Quando Bud mise ko al cinema Nino Benvenuti

Con Terence Hill si impose sulla nascente coppia formata da Giuliano Gemma e dal pugile triestino. E il successo fu enorme
Di Paolo Lughi

Il primo importante ko cinematografico di Bud Spencer (di cui oggi viene allestita in Campidoglio la camera ardente) fu affibbiato al campione triestino di pugilato Nino Benvenuti. Un ko indiretto e simbolico, non certo avvenuto su un ring o su un set, ma che cambiò il corso del western all’italiana. Questo genere rivoluzionario, esploso come fenomeno mondiale nel 1964 con “Per un pugno di dollari” e ora rilanciato da Tarantino, aveva sempre avuto in sé i germi della comicità. Tracce di macabra ironia si trovavano anche nel primo Clint Eastwood, ma erano in particolare i film di Duccio Tessari con Giuliano Gemma, a partire da “Una pistola per Ringo” (1965), quelli che esibivano una maggiore vena parodistica.

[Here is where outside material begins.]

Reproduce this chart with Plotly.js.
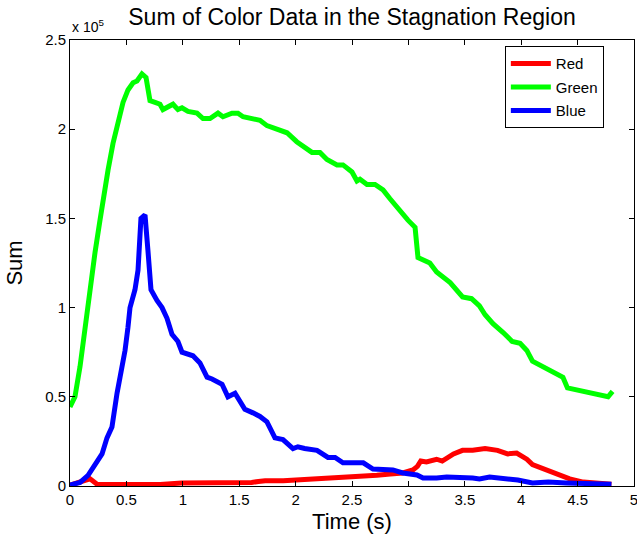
<!DOCTYPE html>
<html>
<head>
<meta charset="utf-8">
<script src="https://cdn.plot.ly/plotly-3.0.1.min.js"></script>
<style>html,body{margin:0;padding:0;background:#fff;}#chart{width:637px;height:539px;}</style>
</head>
<body>
<div id="chart"></div>
<script>
// values in units of 10^5
var tRed = [0, 0.071, 0.177, 0.24, 0.5, 0.64, 0.8, 0.99, 1.19, 1.43, 1.61, 1.67, 1.73, 1.89, 2.19, 2.39, 2.57, 2.72, 2.84, 2.95, 3.04, 3.08, 3.11, 3.16, 3.25, 3.30, 3.40, 3.48, 3.57, 3.68, 3.79, 3.88, 3.96, 4.05, 4.10, 4.23, 4.34, 4.43, 4.55, 4.67, 4.80];
var red = [0.005, 0.02, 0.04, 0.01, 0.008, 0.004, 0.008, 0.017, 0.017, 0.02, 0.02, 0.025, 0.03, 0.03, 0.04, 0.05, 0.05, 0.06, 0.067, 0.073, 0.09, 0.11, 0.14, 0.135, 0.15, 0.14, 0.18, 0.20, 0.20, 0.21, 0.20, 0.18, 0.185, 0.15, 0.12, 0.09, 0.067, 0.04, 0.022, 0.017, 0.01];

var tGreen = [0, 0.044, 0.089, 0.133, 0.177, 0.222, 0.266, 0.31, 0.337, 0.381, 0.426, 0.47, 0.514, 0.559, 0.594, 0.638, 0.674, 0.709, 0.754, 0.798, 0.824, 0.913, 0.957, 0.993, 1.046, 1.126, 1.179, 1.241, 1.312, 1.356, 1.436, 1.489, 1.534, 1.596, 1.684, 1.746, 1.835, 1.924, 2.01, 2.145, 2.216, 2.278, 2.367, 2.42, 2.5, 2.544, 2.571, 2.633, 2.704, 2.775, 2.837, 2.926, 2.996, 3.059, 3.085, 3.19, 3.25, 3.37, 3.48, 3.56, 3.63, 3.68, 3.75, 3.84, 3.92, 3.99, 4.05, 4.10, 4.19, 4.28, 4.37, 4.41, 4.55, 4.70, 4.77, 4.81];
var green = [0.443, 0.50, 0.67, 0.89, 1.10, 1.31, 1.49, 1.68, 1.77, 1.92, 2.03, 2.15, 2.22, 2.26, 2.27, 2.31, 2.29, 2.16, 2.15, 2.14, 2.11, 2.14, 2.11, 2.12, 2.10, 2.09, 2.06, 2.06, 2.09, 2.07, 2.09, 2.09, 2.07, 2.06, 2.05, 2.02, 2.00, 1.98, 1.93, 1.87, 1.87, 1.83, 1.80, 1.80, 1.76, 1.71, 1.72, 1.69, 1.69, 1.66, 1.61, 1.54, 1.49, 1.45, 1.28, 1.25, 1.20, 1.14, 1.06, 1.05, 1.01, 0.96, 0.91, 0.86, 0.81, 0.80, 0.76, 0.70, 0.67, 0.64, 0.61, 0.55, 0.53, 0.51, 0.50, 0.53];

var tBlue = [0, 0.089, 0.16, 0.222, 0.284, 0.328, 0.372, 0.417, 0.443, 0.488, 0.514, 0.532, 0.576, 0.603, 0.629, 0.665, 0.691, 0.718, 0.771, 0.816, 0.86, 0.904, 0.957, 0.993, 1.09, 1.152, 1.215, 1.259, 1.348, 1.40, 1.463, 1.55, 1.622, 1.684, 1.746, 1.817, 1.888, 1.977, 2.02, 2.08, 2.19, 2.287, 2.35, 2.42, 2.6, 2.686, 2.863, 2.95, 3.076, 3.13, 3.25, 3.34, 3.57, 3.63, 3.72, 3.87, 3.97, 4.10, 4.24, 4.40, 4.61, 4.80];
var blue = [0.005, 0.02, 0.06, 0.12, 0.18, 0.27, 0.33, 0.52, 0.61, 0.76, 0.89, 1.00, 1.10, 1.21, 1.50, 1.52, 1.32, 1.10, 1.04, 1.00, 0.94, 0.85, 0.81, 0.75, 0.73, 0.69, 0.61, 0.60, 0.57, 0.50, 0.52, 0.43, 0.41, 0.39, 0.36, 0.27, 0.26, 0.21, 0.22, 0.21, 0.20, 0.16, 0.16, 0.13, 0.13, 0.095, 0.09, 0.073, 0.062, 0.045, 0.045, 0.05, 0.045, 0.04, 0.05, 0.04, 0.034, 0.017, 0.022, 0.017, 0.01, 0.01];

var seriesNames = ['Red', 'Green', 'Blue'];
var xTicks = [0, 0.5, 1, 1.5, 2, 2.5, 3, 3.5, 4, 4.5, 5];
var xTickText = ['0', '0.5', '1', '1.5', '2', '2.5', '3', '3.5', '4', '4.5', '5'];
var yTicks = [0, 0.5, 1, 1.5, 2, 2.5];
var yTickText = ['0', '0.5', '1', '1.5', '2', '2.5'];

var FONT = 'Liberation Sans, Arial, sans-serif';
var traces = [
  {x: tRed, y: red, name: seriesNames[0], legendgroup: 'r', mode: 'lines', line: {color: '#ff0000', width: 5}},
  {x: tGreen, y: green, name: seriesNames[1], legendgroup: 'g', mode: 'lines', line: {color: '#00ff00', width: 5}},
  {x: tBlue, y: blue, name: seriesNames[2], legendgroup: 'b', mode: 'lines', line: {color: '#0000ff', width: 5}}
];
var axisCommon = {
  showgrid: false, zeroline: false, showline: true, linecolor: '#000', linewidth: 1,
  mirror: 'ticks', ticks: 'inside', ticklen: 5, tickcolor: '#000', tickwidth: 1,
  ticklabeloverflow: 'allow',
  tickfont: {family: FONT, size: 15, color: '#000'}
};
var layout = {
  width: 637, height: 539,
  margin: {l: 70, r: 3, t: 40, b: 53},
  paper_bgcolor: '#fff', plot_bgcolor: '#fff',
  font: {family: FONT, color: '#000'},
  title: {text: 'Sum of Color Data in the Stagnation Region', font: {family: FONT, size: 23, color: '#000'},
    xref: 'paper', x: 0.5, xanchor: 'center', yref: 'container', y: 0.984, yanchor: 'top'},
  xaxis: Object.assign({}, axisCommon, {range: [0, 5], tickmode: 'array', tickvals: xTicks, ticktext: xTickText,
    title: {text: 'Time (s)', font: {family: FONT, size: 22, color: '#000'}, standoff: 6}}),
  yaxis: Object.assign({}, axisCommon, {range: [0, 2.5], tickmode: 'array', tickvals: yTicks, ticktext: yTickText,
    title: {text: 'Sum', font: {family: FONT, size: 22, color: '#000'}, standoff: 16}}),
  showlegend: true,
  legend: {x: 0.771, y: 0.986, xanchor: 'left', yanchor: 'top', bordercolor: '#000', borderwidth: 1, bgcolor: '#fff',
    font: {family: FONT, size: 15, color: '#000'}, tracegroupgap: 1, itemwidth: 40},
  annotations: [{text: 'x 10<sup>5</sup>', xref: 'paper', yref: 'paper', x: 0, y: 1, xanchor: 'left', yanchor: 'bottom', yshift: 3, showarrow: false,
    font: {family: FONT, size: 14, color: '#000'}}]
};
Plotly.newPlot('chart', traces, layout, {displayModeBar: false, staticPlot: true});
</script>
</body>
</html>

Proprio Tessari tentò qualche anno dopo di allontanare sempre più lo spaghetti-western dal modello americano, orientandolo decisamente verso la farsa. Pensò così di chiamare accanto a Gemma il campione mondiale in carica dei pesi medi Benvenuti per creare un’allegra coppia di abili scazzottatori. Ma l’esperimento, intitolato “Vivi o preferibilmente morti” (1969), per quanto atteso non ebbe il successo sperato. Proprio perché nel frattempo stava imponendosi nello stesso genere un’altra coppia comica, questa sì davvero riuscita, formata da Mario Girotti (Terence Hill) e appunto Carlo Pedersoli (Spencer), anch’egli campione sportivo. Arrivarono così titoli subito popolari di Giuseppe Colizzi come “Dio perdona… Io no!” e “I quattro dell’Ave Maria” (1968), fino ai campioni assoluti d’incasso “lo chiamavano Trinità” (1970) e l’immediato sequel “Continuavano a chiamarlo Trinità” (1971, record di sei miliardi al botteghino). Erano nati i “western tutto schiaffi” o “fagioli western”, ripetitivi ma irresistibili, divertenti in Italia e pure in Germania.

Come il nostro Benvenuti, anche Pedersoli-Spencer (napoletano, classe 1929) era uno sportivo di primo piano, anche se non proprio campione mondiale. Il gigante buono del western all’italiana aveva partecipato come nuotatore a ben due Olimpiadi, Helsinki (1952) e Melbourne (1956), andando sotto il minuto nei cento metri stile libero per primo in Italia. Ma lo smisurato Bud era un atleta versatile, come ci rammenta un triestino che lo conosceva bene, il coetaneo Aldo Leggeri (già direttore della clinica chirurgica dell’Università di Trieste), che aveva condiviso con Spencer campionati di rugby nel Cus Roma nell’immediato dopoguerra, e che lo ricorda anche ottimo pallavolista e poi campione di nuoto che caracollava elegante e dinoccolato ai bordi delle piscine, ammiratissimo dal pubblico femminile. «Una persona affabile, sincera, leale – sottolinea Leggeri – E un vero gentiluomo!». Proprio l’affabilità, l’eleganza e la leggerezza anche sul set, paradossali per un uomo di quella stazza, insieme alla versatilità (laureato in legge, fu anche paroliere per Domenico Modugno), fecero la popolarità enorme di Bud Spencer, che nei decenni successivi continuò ad avere successo (ad esempio nei film diretti da Steno sulle avventure del poliziotto Piedone) anche quando recitò senza Hill, pur non litigando mai, come invece avviene di solito alle coppie dello spettacolo. Quelli di Bud Spencer erano cazzotti che non esprimevano mai violenza, ma grande e sereno buonumore, come nelle vecchie comiche del muto.